GIVEN PROBLEM ▸ Locate the lines that hold the string "this". Copy every such line.

*** STORED ROWS ***

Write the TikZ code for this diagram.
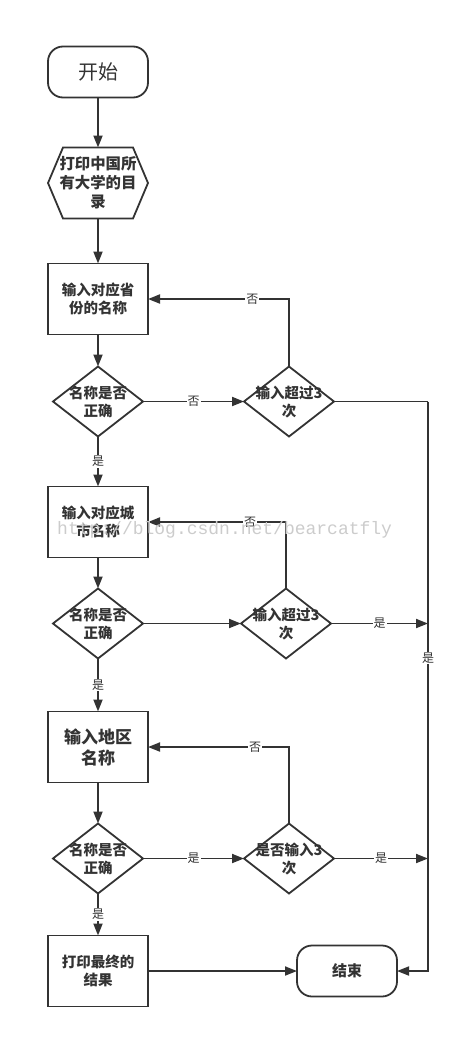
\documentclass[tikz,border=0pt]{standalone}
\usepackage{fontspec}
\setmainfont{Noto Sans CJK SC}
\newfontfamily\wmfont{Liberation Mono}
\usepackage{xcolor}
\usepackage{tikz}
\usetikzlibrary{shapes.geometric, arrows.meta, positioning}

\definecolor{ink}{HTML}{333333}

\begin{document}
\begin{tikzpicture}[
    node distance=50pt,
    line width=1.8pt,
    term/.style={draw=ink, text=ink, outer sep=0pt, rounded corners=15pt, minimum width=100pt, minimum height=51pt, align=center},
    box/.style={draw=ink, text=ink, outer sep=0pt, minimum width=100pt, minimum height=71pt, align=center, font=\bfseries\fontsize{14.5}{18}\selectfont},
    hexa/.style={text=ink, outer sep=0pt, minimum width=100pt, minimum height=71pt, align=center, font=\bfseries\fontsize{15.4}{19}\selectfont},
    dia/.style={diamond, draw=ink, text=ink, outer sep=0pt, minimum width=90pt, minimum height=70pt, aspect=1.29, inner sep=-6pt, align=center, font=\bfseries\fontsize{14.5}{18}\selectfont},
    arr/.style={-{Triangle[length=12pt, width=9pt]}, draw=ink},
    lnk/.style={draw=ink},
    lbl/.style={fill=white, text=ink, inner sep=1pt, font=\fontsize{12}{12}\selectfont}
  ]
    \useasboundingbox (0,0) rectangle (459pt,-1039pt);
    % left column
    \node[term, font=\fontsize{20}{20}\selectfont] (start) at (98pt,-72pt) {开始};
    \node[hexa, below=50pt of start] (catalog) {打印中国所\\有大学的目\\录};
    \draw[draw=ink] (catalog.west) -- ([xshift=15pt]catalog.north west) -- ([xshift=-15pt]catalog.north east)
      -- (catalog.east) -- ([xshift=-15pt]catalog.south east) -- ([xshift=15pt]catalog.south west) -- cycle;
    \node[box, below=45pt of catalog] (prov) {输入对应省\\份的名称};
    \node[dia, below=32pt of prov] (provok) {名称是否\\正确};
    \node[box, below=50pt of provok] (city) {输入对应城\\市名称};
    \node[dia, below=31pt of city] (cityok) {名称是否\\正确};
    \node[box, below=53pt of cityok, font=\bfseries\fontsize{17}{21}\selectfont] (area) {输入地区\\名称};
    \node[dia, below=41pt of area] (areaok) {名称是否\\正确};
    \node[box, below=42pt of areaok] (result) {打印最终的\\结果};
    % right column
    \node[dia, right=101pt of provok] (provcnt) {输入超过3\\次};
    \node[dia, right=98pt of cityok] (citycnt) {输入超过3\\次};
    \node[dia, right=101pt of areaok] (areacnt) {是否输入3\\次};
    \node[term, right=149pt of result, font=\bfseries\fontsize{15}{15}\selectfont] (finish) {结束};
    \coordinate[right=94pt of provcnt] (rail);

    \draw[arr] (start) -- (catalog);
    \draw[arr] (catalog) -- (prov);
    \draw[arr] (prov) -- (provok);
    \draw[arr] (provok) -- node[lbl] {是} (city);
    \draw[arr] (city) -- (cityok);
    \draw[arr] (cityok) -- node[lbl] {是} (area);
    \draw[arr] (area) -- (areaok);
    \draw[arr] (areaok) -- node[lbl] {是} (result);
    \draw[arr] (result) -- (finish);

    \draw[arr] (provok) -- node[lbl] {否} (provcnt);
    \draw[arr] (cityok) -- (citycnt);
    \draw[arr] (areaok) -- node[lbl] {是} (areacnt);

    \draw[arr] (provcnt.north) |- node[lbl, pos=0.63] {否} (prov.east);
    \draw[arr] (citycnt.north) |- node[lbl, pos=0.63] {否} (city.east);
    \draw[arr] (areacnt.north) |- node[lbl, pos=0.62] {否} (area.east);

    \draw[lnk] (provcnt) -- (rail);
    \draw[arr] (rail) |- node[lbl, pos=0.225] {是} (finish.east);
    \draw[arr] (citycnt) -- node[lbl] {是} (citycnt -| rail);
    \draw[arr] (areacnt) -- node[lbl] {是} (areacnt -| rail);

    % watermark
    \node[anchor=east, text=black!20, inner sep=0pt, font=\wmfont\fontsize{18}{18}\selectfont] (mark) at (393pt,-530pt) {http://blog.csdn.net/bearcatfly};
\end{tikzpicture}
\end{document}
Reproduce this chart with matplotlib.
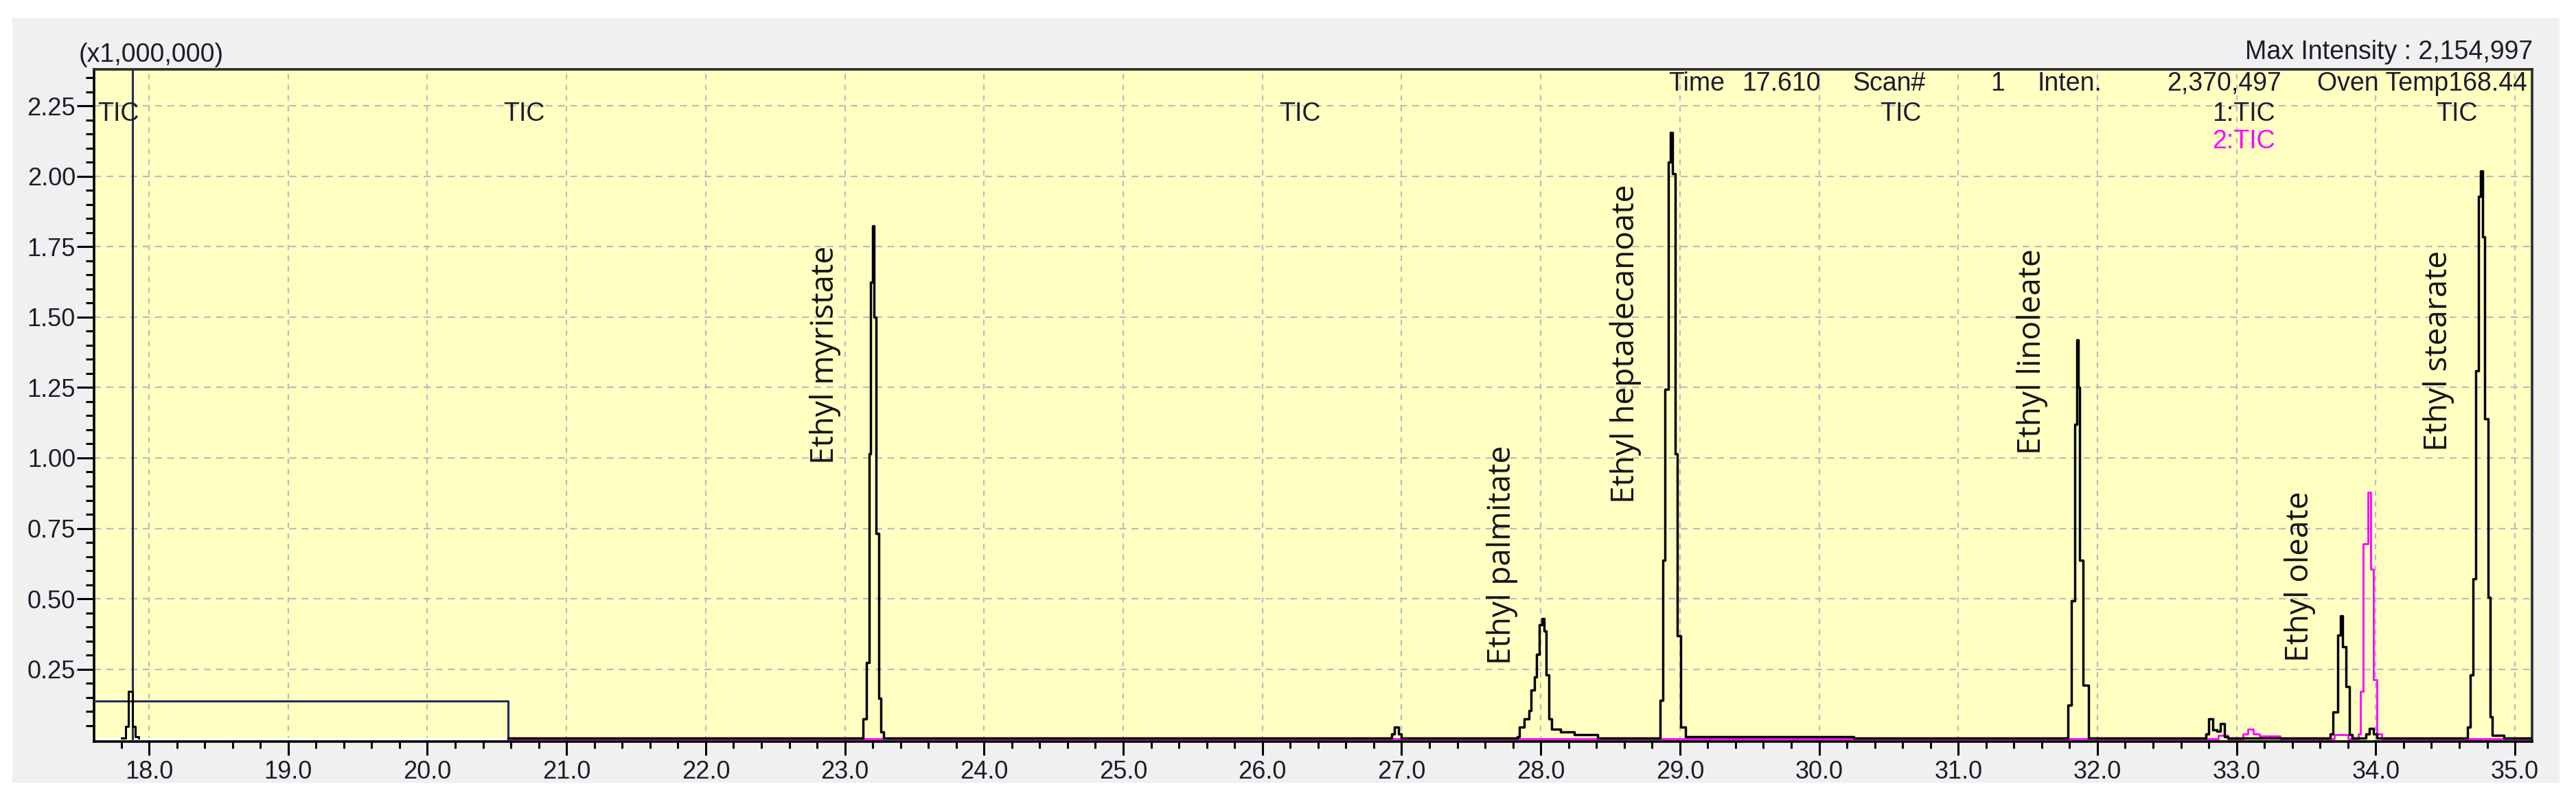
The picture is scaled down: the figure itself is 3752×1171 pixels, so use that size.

***

WORKED ANSWER ▸
Write the TikZ code for this diagram.
Reproduce this chart with matplotlib.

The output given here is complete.